From the records below, copy every line that contains the word "this".

┏━━

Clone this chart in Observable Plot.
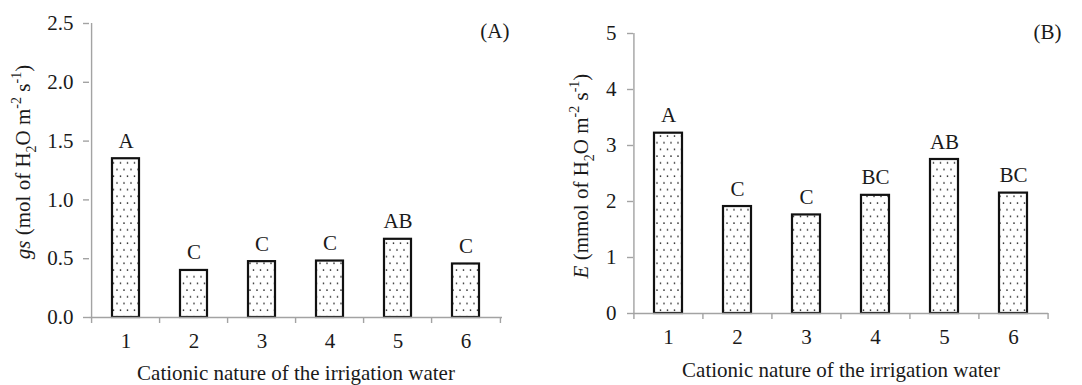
<!DOCTYPE html>
<html><head><meta charset="utf-8">
<script src="https://cdn.jsdelivr.net/npm/d3@7"></script>
<script src="https://cdn.jsdelivr.net/npm/@observablehq/plot@0.6"></script>
<style>
body{margin:0;background:#fff;}
#wrap{display:flex;width:1082px;height:385px;}
#wrap svg, #wrap svg text, #wrap svg tspan{font-family:"Liberation Serif","Times New Roman",serif !important;}
#wrap svg{overflow:visible;}
</style></head><body><div id="wrap"></div>
<script>
const categories = ["1","2","3","4","5","6"];
const gsValues = [1.35, 0.40, 0.475, 0.48, 0.665, 0.455];
const gsLetters = ["A","C","C","C","AB","C"];
const gsTicks = [0, 0.5, 1.0, 1.5, 2.0, 2.5];
const eValues = [3.22, 1.91, 1.76, 2.11, 2.75, 2.15];
const eLetters = ["A","C","C","BC","AB","BC"];
const eTicks = [0, 1, 2, 3, 4, 5];
const xTitle = "Cationic nature of the irrigation water";

const GRAY = "#a3a3a3";
const INK = "#1a1a1a";

function panel(cfg) {
  const data = categories.map((c, i) => ({cat: c, value: cfg.values[i], letter: cfg.letters[i]}));
  const yMax = cfg.ticks[cfg.ticks.length - 1];
  const step = (cfg.width - cfg.ml - cfg.mr) / categories.length;
  const plot = Plot.plot({
    width: cfg.width, height: 385,
    marginLeft: cfg.ml, marginRight: cfg.mr, marginTop: cfg.mt, marginBottom: cfg.mb,
    style: {fontFamily: "'Liberation Serif', 'Times New Roman', serif", background: "white", color: INK},
    x: {type: "band", domain: categories, paddingInner: 0.6, paddingOuter: 0.3, align: 0.5},
    y: {domain: [0, yMax]},
    marks: [
      Plot.barY(data, {x: "cat", y: "value", fill: `url(#${cfg.id})`, stroke: "#111", strokeWidth: 2.2}),
      Plot.ruleY([0], {stroke: GRAY, strokeWidth: 1.4}),
      Plot.ruleX([categories[0]], {y1: 0, y2: yMax, dx: -step / 2, stroke: GRAY, strokeWidth: 1.4}),
      Plot.axisY({ticks: cfg.ticks, tickFormat: cfg.fmt, tickSize: 6, tickPadding: cfg.tp, stroke: GRAY, strokeWidth: 1.4, fill: INK, fontSize: 21, label: null}),
      Plot.axisX({tickSize: 0, tickPadding: cfg.xtp, fill: INK, fontSize: 21, label: null}),
      Plot.axisX({tickSize: 6, dx: -step / 2, stroke: GRAY, strokeWidth: 1.4, fill: "none", label: null}),
      Plot.axisX({ticks: [categories[categories.length - 1]], tickSize: 6, dx: step / 2, stroke: GRAY, strokeWidth: 1.4, fill: "none", label: null}),
      Plot.text(data, {x: "cat", y: "value", text: "letter", dy: -11, lineAnchor: "bottom", fontSize: 21, fill: INK}),
      Plot.text([xTitle], {frameAnchor: "bottom", dy: cfg.tdy, lineAnchor: "middle", fontSize: 21, fill: INK}),
      Plot.text([cfg.tag], {frameAnchor: "top-right", dx: cfg.tagDx, dy: cfg.tagDy, fontSize: 21, fill: INK})
    ]
  });
  const svg = d3.select(plot);
  const defs = svg.insert("defs", ":first-child");
  const pat = defs.append("pattern").attr("id", cfg.id)
    .attr("patternUnits", "userSpaceOnUse").attr("width", 7).attr("height", 13.4);
  pat.append("rect").attr("width", 7).attr("height", 13.4).attr("fill", "white");
  pat.append("circle").attr("cx", 1.5).attr("cy", 2).attr("r", 0.85).attr("fill", "#222");
  pat.append("circle").attr("cx", 5).attr("cy", 8.7).attr("r", 0.85).attr("fill", "#222");

  const t = svg.append("text")
    .attr("transform", `translate(${cfg.yx},${cfg.yy}) rotate(-90)`)
    .attr("text-anchor", "middle").attr("dominant-baseline", "middle")
    .attr("font-size", 21).attr("fill", INK);
  cfg.ylabel.forEach(([s, kind]) => {
    const ts = t.append("tspan").text(s);
    if (kind === "i") ts.attr("font-style", "italic");
    if (kind === "sub") ts.attr("baseline-shift", "sub").attr("font-size", 14);
    if (kind === "sup") ts.attr("baseline-shift", "super").attr("font-size", 14);
  });
  return plot;
}

const wrap = document.getElementById("wrap");
wrap.appendChild(panel({
  id: "dotsA", width: 540, ml: 89, mr: 38, mt: 23, mb: 68,
  values: gsValues, letters: gsLetters, ticks: gsTicks, fmt: d3.format(".1f"),
  tp: 10, xtp: 16, tdy: 56, tag: "(A)", tagDx: 7, tagDy: 0,
  yx: 25, yy: 162,
  ylabel: [["gs", "i"], [" (mol of H", ""], ["2", "sub"], ["O m", ""], ["-2", "sup"], [" s", ""], ["-1", "sup"], [")", ""]]
}));
wrap.appendChild(panel({
  id: "dotsB", width: 542, ml: 93, mr: 34, mt: 33, mb: 72,
  values: eValues, letters: eLetters, ticks: eTicks, fmt: d3.format("d"),
  tp: 11, xtp: 16, tdy: 57, tag: "(B)", tagDx: 13, tagDy: -9,
  yx: 43, yy: 176,
  ylabel: [["E", "i"], [" (mmol of H", ""], ["2", "sub"], ["O m", ""], ["-2", "sup"], [" s", ""], ["-1", "sup"], [")", ""]]
}));
</script></body></html>
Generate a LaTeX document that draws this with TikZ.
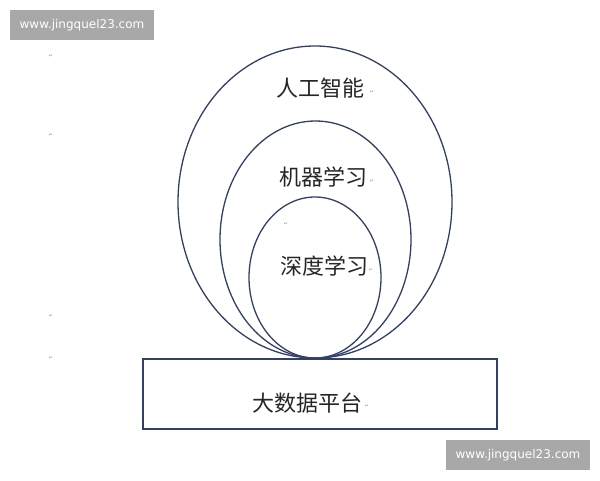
\documentclass[tikz,border=0pt]{standalone}
\usepackage{fontspec}
\newfontfamily\cjkfam{Noto Sans CJK SC}
\newfontfamily\retfam{DejaVu Sans}
\newfontfamily\wmfam{DejaVu Sans}
\usetikzlibrary{shapes.geometric}
\definecolor{navy}{RGB}{50,64,104}
\definecolor{wmgray}{RGB}{168,168,168}
\definecolor{markgray}{RGB}{150,150,150}
\tikzset{
  ring/.style={draw=navy, line width=1.3pt, ellipse, inner sep=0pt, outer sep=0pt},
  cjklabel/.style={font=\cjkfam\fontsize{22}{26}\selectfont, text=black!85, inner sep=0pt},
  ret/.style={font=\retfam\fontsize{5}{6}\selectfont, text=markgray, inner sep=0pt},
  wmbox/.style={fill=wmgray, minimum width=144pt, minimum height=30pt, inner sep=0pt,
    font=\wmfam\fontsize{12}{14}\selectfont, text=white},
}
\begin{document}
\begin{tikzpicture}[x=1pt,y=-1pt]
\useasboundingbox (0,0) rectangle (600,480);
\fill[white] (0,0) rectangle (600,480);
% watermarks
\node[wmbox] (wm1) at (82,25) {www.jingquel23.com};
\node[wmbox] (wm2) at (518,455) {www.jingquel23.com};
% ellipses
\node[ring, minimum width=274pt, minimum height=312pt] (ai) at (315,202) {};
\node[ring, minimum width=191pt, minimum height=237pt] (ml) at (315.5,239.5) {};
\node[ring, minimum width=132pt, minimum height=161pt] (dl) at (315,277.5) {};
% platform
\node[draw=navy, line width=1.3pt, minimum width=354pt, minimum height=70pt, inner sep=0pt] (bd) at (320,394) {};
% labels
\node[cjklabel] (t1) at (320,88) {人工智能};
\node[cjklabel] (t2) at (323,177) {机器学习};
\node[cjklabel] (t3) at (324,266) {深度学习};
\node[cjklabel] (t4) at (307,403) {大数据平台};
% return marks
\node[ret] (r1) at (372,92) {↵};
\node[ret] (r2) at (372,181) {↵};
\node[ret] (r3) at (371,270) {↵};
\node[ret] (r4) at (286,224) {↵};
\node[ret] (r5) at (367,406) {↵};
\node[ret] (r6) at (51,56) {↵};
\node[ret] (r7) at (51,135) {↵};
\node[ret] (r8) at (51,316) {↵};
\node[ret] (r9) at (51,358) {↵};
\end{tikzpicture}
\end{document}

┗━━

Output:
Clone this chart in Observable Plot.
Generate a LaTeX document that draws this with TikZ.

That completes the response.